**Data shown:**
>> Begin

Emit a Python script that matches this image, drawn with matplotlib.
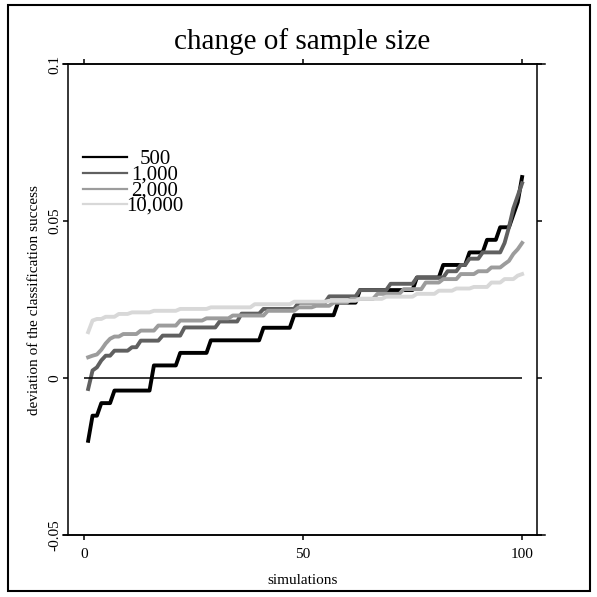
import numpy as np
import matplotlib
matplotlib.use("Agg")
import matplotlib.pyplot as plt

plt.rcParams['font.family'] = ['Liberation Serif', 'DejaVu Serif']

sim = np.arange(1, 101)

levels_500 = [-0.020, -0.012, -0.008, -0.004, 0.004, 0.008, 0.012, 0.016, 0.020, 0.024,
              0.028, 0.032, 0.036, 0.040, 0.044, 0.048, 0.052, 0.056, 0.064]
runs_500 = [1, 2, 3, 9, 6, 7, 12, 7, 10, 5, 13, 6, 6, 4, 3, 3, 1, 1, 1]

levels_1000 = [-0.0035, 0.0024, 0.0034, 0.0056, 0.0071, 0.0087, 0.0098, 0.0119, 0.0135, 0.0161,
               0.018, 0.0205, 0.022, 0.024, 0.026, 0.028, 0.030, 0.032, 0.034, 0.036,
               0.038, 0.040, 0.043, 0.048, 0.054, 0.058, 0.062]
runs_1000 = [1, 1, 1, 1, 2, 4, 2, 5, 5, 8, 5, 5, 8, 7, 7, 7, 6, 7, 3, 2, 3, 5, 1, 1, 1, 1, 1]

levels_2000 = [0.0066, 0.0071, 0.0075, 0.009, 0.011, 0.0125, 0.0132, 0.014, 0.0151, 0.0167,
               0.0183, 0.019, 0.0199, 0.0214, 0.0225, 0.023, 0.024, 0.0252, 0.0268, 0.0283,
               0.0304, 0.0315, 0.0331, 0.034, 0.0352, 0.0363, 0.0373, 0.0395, 0.041, 0.043]
runs_2000 = [1, 1, 1, 1, 1, 1, 2, 4, 4, 5, 6, 6, 8, 7, 4, 4, 4, 6, 6, 5, 4, 4, 4, 3, 3, 1, 1, 1, 1, 1]

levels_10000 = [0.0146, 0.0183, 0.0188, 0.0195, 0.0204, 0.0209, 0.0214, 0.022, 0.0225, 0.0235,
                0.0243, 0.0246, 0.0252, 0.0259, 0.0268, 0.0278, 0.0285, 0.029, 0.0304, 0.0315,
                0.0326, 0.0331]
runs_10000 = [1, 1, 2, 3, 3, 5, 6, 7, 10, 9, 8, 7, 6, 7, 5, 4, 4, 4, 3, 3, 1, 1]

labels = ['500', '1,000', '2,000', '10,000']
colors = ['#000000', '#606060', '#9c9c9c', '#d8d8d8']
series = [np.repeat(levels_500, runs_500), np.repeat(levels_1000, runs_1000),
          np.repeat(levels_2000, runs_2000), np.repeat(levels_10000, runs_10000)]

xticks = [0, 50, 100]
yticks = [-0.05, 0, 0.05, 0.1]
ytick_labels = ['-0.05', '0', '0.05', '0.1']

W = 597.0
fig = plt.figure(figsize=(5.97, 5.97), dpi=100)
ax = fig.add_axes([68 / W, 1 - 535 / W, (537 - 68) / W, (535 - 64) / W])

for vals, col in zip(series, colors):
    ax.plot(sim, vals, color=col, lw=2.8)

ax.hlines(0, 0, sim[-1], color='black', lw=1.1)

ax.set_xlim(-3.6, 103.4)
ax.set_ylim(-0.05, 0.1)
ax.set_xticks(xticks)
ax.set_xticklabels([str(t) for t in xticks])
ax.set_yticks(yticks)
ax.set_yticklabels(ytick_labels, rotation=90, va='center')
ax.tick_params(direction='out', length=3.6, width=1.1, top=True, right=True, labelsize=11)
ax.tick_params(axis='x', pad=6)
ax.tick_params(axis='y', pad=1.5)
for s in ax.spines.values():
    s.set_linewidth(1.1)
# horizontal axis lines run a little past the box
for yy in (0, 1):
    ax.plot([-0.011, 1.017], [yy, yy], transform=ax.transAxes, clip_on=False, color='black', lw=1.1)

# legend drawn by hand
leg_y = [157, 173, 189, 204]
for yy, col, lab in zip(leg_y, colors, labels):
    fig.add_artist(plt.Line2D([83 / W, 127 / W], [1 - yy / W, 1 - yy / W], color=col, lw=1.6))
    fig.text(155 / W, 1 - (yy + 7) / W, lab, ha='center', va='baseline', fontsize=15)

fig.text(302.5 / W, 1 - 42 / W, 'change of sample size', ha='center', va='center', fontsize=21)
fig.text(302.5 / W, 1 - 580 / W, 'simulations', ha='center', va='center', fontsize=11)
fig.text(35 / W, 1 - 300 / W, 'deviation of the classification success', ha='center', va='center',
         rotation=90, fontsize=11)

fig.add_artist(plt.Rectangle((8 / W, 1 - 591 / W), (590 - 8) / W, (591 - 5) / W, fill=False,
                             lw=1.5, color='black', transform=fig.transFigure))

plt.savefig('out.png', dpi=100)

>> End

**Direction:**
Omit the pictures, and quote the material above exactly as given.

**Reply:**
Emit a Python script that matches this image, drawn with matplotlib.
import numpy as np
import matplotlib
matplotlib.use("Agg")
import matplotlib.pyplot as plt

plt.rcParams['font.family'] = ['Liberation Serif', 'DejaVu Serif']

sim = np.arange(1, 101)

levels_500 = [-0.020, -0.012, -0.008, -0.004, 0.004, 0.008, 0.012, 0.016, 0.020, 0.024,
              0.028, 0.032, 0.036, 0.040, 0.044, 0.048, 0.052, 0.056, 0.064]
runs_500 = [1, 2, 3, 9, 6, 7, 12, 7, 10, 5, 13, 6, 6, 4, 3, 3, 1, 1, 1]

levels_1000 = [-0.0035, 0.0024, 0.0034, 0.0056, 0.0071, 0.0087, 0.0098, 0.0119, 0.0135, 0.0161,
               0.018, 0.0205, 0.022, 0.024, 0.026, 0.028, 0.030, 0.032, 0.034, 0.036,
               0.038, 0.040, 0.043, 0.048, 0.054, 0.058, 0.062]
runs_1000 = [1, 1, 1, 1, 2, 4, 2, 5, 5, 8, 5, 5, 8, 7, 7, 7, 6, 7, 3, 2, 3, 5, 1, 1, 1, 1, 1]

levels_2000 = [0.0066, 0.0071, 0.0075, 0.009, 0.011, 0.0125, 0.0132, 0.014, 0.0151, 0.0167,
               0.0183, 0.019, 0.0199, 0.0214, 0.0225, 0.023, 0.024, 0.0252, 0.0268, 0.0283,
               0.0304, 0.0315, 0.0331, 0.034, 0.0352, 0.0363, 0.0373, 0.0395, 0.041, 0.043]
runs_2000 = [1, 1, 1, 1, 1, 1, 2, 4, 4, 5, 6, 6, 8, 7, 4, 4, 4, 6, 6, 5, 4, 4, 4, 3, 3, 1, 1, 1, 1, 1]

levels_10000 = [0.0146, 0.0183, 0.0188, 0.0195, 0.0204, 0.0209, 0.0214, 0.022, 0.0225, 0.0235,
                0.0243, 0.0246, 0.0252, 0.0259, 0.0268, 0.0278, 0.0285, 0.029, 0.0304, 0.0315,
                0.0326, 0.0331]
runs_10000 = [1, 1, 2, 3, 3, 5, 6, 7, 10, 9, 8, 7, 6, 7, 5, 4, 4, 4, 3, 3, 1, 1]

labels = ['500', '1,000', '2,000', '10,000']
colors = ['#000000', '#606060', '#9c9c9c', '#d8d8d8']
series = [np.repeat(levels_500, runs_500), np.repeat(levels_1000, runs_1000),
          np.repeat(levels_2000, runs_2000), np.repeat(levels_10000, runs_10000)]

xticks = [0, 50, 100]
yticks = [-0.05, 0, 0.05, 0.1]
ytick_labels = ['-0.05', '0', '0.05', '0.1']

W = 597.0
fig = plt.figure(figsize=(5.97, 5.97), dpi=100)
ax = fig.add_axes([68 / W, 1 - 535 / W, (537 - 68) / W, (535 - 64) / W])

for vals, col in zip(series, colors):
    ax.plot(sim, vals, color=col, lw=2.8)

ax.hlines(0, 0, sim[-1], color='black', lw=1.1)

ax.set_xlim(-3.6, 103.4)
ax.set_ylim(-0.05, 0.1)
ax.set_xticks(xticks)
ax.set_xticklabels([str(t) for t in xticks])
ax.set_yticks(yticks)
ax.set_yticklabels(ytick_labels, rotation=90, va='center')
ax.tick_params(direction='out', length=3.6, width=1.1, top=True, right=True, labelsize=11)
ax.tick_params(axis='x', pad=6)
ax.tick_params(axis='y', pad=1.5)
for s in ax.spines.values():
    s.set_linewidth(1.1)
# horizontal axis lines run a little past the box
for yy in (0, 1):
    ax.plot([-0.011, 1.017], [yy, yy], transform=ax.transAxes, clip_on=False, color='black', lw=1.1)

# legend drawn by hand
leg_y = [157, 173, 189, 204]
for yy, col, lab in zip(leg_y, colors, labels):
    fig.add_artist(plt.Line2D([83 / W, 127 / W], [1 - yy / W, 1 - yy / W], color=col, lw=1.6))
    fig.text(155 / W, 1 - (yy + 7) / W, lab, ha='center', va='baseline', fontsize=15)

fig.text(302.5 / W, 1 - 42 / W, 'change of sample size', ha='center', va='center', fontsize=21)
fig.text(302.5 / W, 1 - 580 / W, 'simulations', ha='center', va='center', fontsize=11)
fig.text(35 / W, 1 - 300 / W, 'deviation of the classification success', ha='center', va='center',
         rotation=90, fontsize=11)

fig.add_artist(plt.Rectangle((8 / W, 1 - 591 / W), (590 - 8) / W, (591 - 5) / W, fill=False,
                             lw=1.5, color='black', transform=fig.transFigure))

plt.savefig('out.png', dpi=100)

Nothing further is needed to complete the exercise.